— Start of DATA RECORDS —

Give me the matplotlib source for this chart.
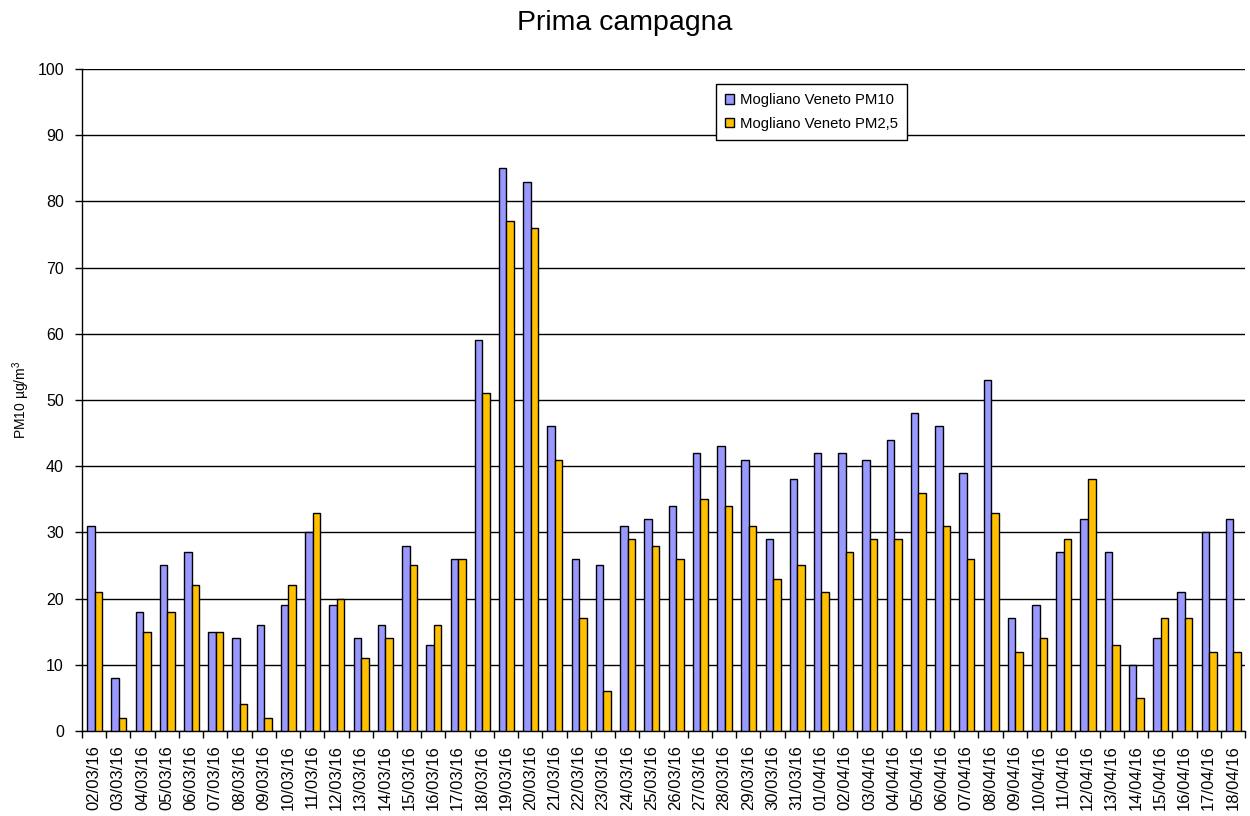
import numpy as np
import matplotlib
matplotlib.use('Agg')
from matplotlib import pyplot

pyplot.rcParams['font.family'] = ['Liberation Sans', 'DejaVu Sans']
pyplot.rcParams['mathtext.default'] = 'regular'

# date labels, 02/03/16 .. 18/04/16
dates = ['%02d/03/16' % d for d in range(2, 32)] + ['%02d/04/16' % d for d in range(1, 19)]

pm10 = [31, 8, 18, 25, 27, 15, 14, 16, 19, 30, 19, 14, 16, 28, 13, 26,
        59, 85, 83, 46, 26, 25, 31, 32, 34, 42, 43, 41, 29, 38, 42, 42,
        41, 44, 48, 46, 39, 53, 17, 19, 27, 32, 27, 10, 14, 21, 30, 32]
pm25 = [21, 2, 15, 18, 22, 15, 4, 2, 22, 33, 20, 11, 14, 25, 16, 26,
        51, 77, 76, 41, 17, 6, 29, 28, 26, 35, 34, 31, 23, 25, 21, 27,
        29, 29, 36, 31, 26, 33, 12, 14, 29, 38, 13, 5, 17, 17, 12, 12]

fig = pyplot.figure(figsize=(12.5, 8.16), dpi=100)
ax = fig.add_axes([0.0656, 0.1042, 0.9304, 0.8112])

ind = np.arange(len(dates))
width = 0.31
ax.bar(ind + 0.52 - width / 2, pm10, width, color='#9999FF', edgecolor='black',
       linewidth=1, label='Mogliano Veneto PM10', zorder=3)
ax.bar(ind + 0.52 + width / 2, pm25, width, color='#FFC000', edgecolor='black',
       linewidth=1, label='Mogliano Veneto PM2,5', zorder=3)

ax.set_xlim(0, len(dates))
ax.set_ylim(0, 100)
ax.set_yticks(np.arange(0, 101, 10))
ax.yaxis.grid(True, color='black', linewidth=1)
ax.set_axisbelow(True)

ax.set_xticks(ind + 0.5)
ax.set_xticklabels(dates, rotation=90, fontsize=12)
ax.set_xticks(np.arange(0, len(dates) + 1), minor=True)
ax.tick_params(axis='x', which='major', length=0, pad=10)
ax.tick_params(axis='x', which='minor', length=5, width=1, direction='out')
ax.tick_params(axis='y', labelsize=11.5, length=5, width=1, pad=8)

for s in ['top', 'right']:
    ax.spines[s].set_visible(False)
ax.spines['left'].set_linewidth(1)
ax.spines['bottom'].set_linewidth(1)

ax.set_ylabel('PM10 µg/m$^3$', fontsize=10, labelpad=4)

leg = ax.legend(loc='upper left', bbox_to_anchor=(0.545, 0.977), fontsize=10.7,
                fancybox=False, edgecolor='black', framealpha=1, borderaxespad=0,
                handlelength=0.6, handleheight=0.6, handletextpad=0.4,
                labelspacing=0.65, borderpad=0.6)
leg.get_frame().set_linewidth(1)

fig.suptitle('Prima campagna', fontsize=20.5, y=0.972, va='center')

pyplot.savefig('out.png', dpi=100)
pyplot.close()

— End of DATA RECORDS —
— Start of DATA RECORDS —

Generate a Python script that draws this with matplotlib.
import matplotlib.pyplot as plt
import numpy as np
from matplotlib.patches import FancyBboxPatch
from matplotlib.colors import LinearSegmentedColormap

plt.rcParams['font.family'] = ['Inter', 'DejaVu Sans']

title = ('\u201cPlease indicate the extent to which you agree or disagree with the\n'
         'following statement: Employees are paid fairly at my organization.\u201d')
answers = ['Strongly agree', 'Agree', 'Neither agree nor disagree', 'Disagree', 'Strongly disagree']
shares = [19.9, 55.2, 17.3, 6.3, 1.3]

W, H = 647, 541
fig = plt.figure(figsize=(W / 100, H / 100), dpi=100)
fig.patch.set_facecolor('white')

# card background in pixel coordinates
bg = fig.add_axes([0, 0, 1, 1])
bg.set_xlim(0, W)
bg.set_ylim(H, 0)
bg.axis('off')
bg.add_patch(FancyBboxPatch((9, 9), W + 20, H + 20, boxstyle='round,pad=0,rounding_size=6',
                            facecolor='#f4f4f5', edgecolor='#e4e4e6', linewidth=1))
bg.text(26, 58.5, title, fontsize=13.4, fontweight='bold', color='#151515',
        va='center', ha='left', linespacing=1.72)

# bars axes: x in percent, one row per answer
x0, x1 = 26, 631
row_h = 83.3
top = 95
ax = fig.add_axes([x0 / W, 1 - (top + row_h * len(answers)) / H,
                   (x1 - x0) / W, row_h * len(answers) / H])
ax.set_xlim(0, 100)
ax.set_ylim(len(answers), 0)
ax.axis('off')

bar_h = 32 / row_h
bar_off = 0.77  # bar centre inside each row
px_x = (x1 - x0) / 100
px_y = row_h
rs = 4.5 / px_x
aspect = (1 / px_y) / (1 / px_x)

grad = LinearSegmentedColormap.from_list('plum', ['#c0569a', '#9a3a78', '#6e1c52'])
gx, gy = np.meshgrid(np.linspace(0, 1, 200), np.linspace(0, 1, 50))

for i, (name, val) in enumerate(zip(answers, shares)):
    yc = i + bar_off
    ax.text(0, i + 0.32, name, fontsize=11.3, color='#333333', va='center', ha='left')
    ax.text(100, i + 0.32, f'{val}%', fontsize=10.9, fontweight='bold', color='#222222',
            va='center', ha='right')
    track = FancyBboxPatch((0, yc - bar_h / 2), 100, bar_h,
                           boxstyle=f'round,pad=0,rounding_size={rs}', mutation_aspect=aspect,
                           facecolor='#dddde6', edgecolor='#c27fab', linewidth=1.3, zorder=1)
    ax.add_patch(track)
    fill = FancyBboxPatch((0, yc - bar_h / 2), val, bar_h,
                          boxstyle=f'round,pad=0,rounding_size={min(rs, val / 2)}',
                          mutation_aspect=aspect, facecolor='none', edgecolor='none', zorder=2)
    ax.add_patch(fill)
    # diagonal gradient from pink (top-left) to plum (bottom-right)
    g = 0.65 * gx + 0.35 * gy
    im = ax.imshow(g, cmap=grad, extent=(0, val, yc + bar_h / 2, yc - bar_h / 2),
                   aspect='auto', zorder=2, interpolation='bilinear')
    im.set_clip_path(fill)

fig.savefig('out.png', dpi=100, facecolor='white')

— End of DATA RECORDS —

• **YOUR INSTRUCTIONS**
Exactly as they appear, write out the lines from the one containing "Give me the matplotlib source for this chart." down to the one containing "dates = ['%02d/03/16'", both included. Pictures are left out.

• **RESULT OF THE EXERCISE**
Give me the matplotlib source for this chart.
import numpy as np
import matplotlib
matplotlib.use('Agg')
from matplotlib import pyplot

pyplot.rcParams['font.family'] = ['Liberation Sans', 'DejaVu Sans']
pyplot.rcParams['mathtext.default'] = 'regular'

# date labels, 02/03/16 .. 18/04/16
dates = ['%02d/03/16' % d for d in range(2, 32)] + ['%02d/04/16' % d for d in range(1, 19)]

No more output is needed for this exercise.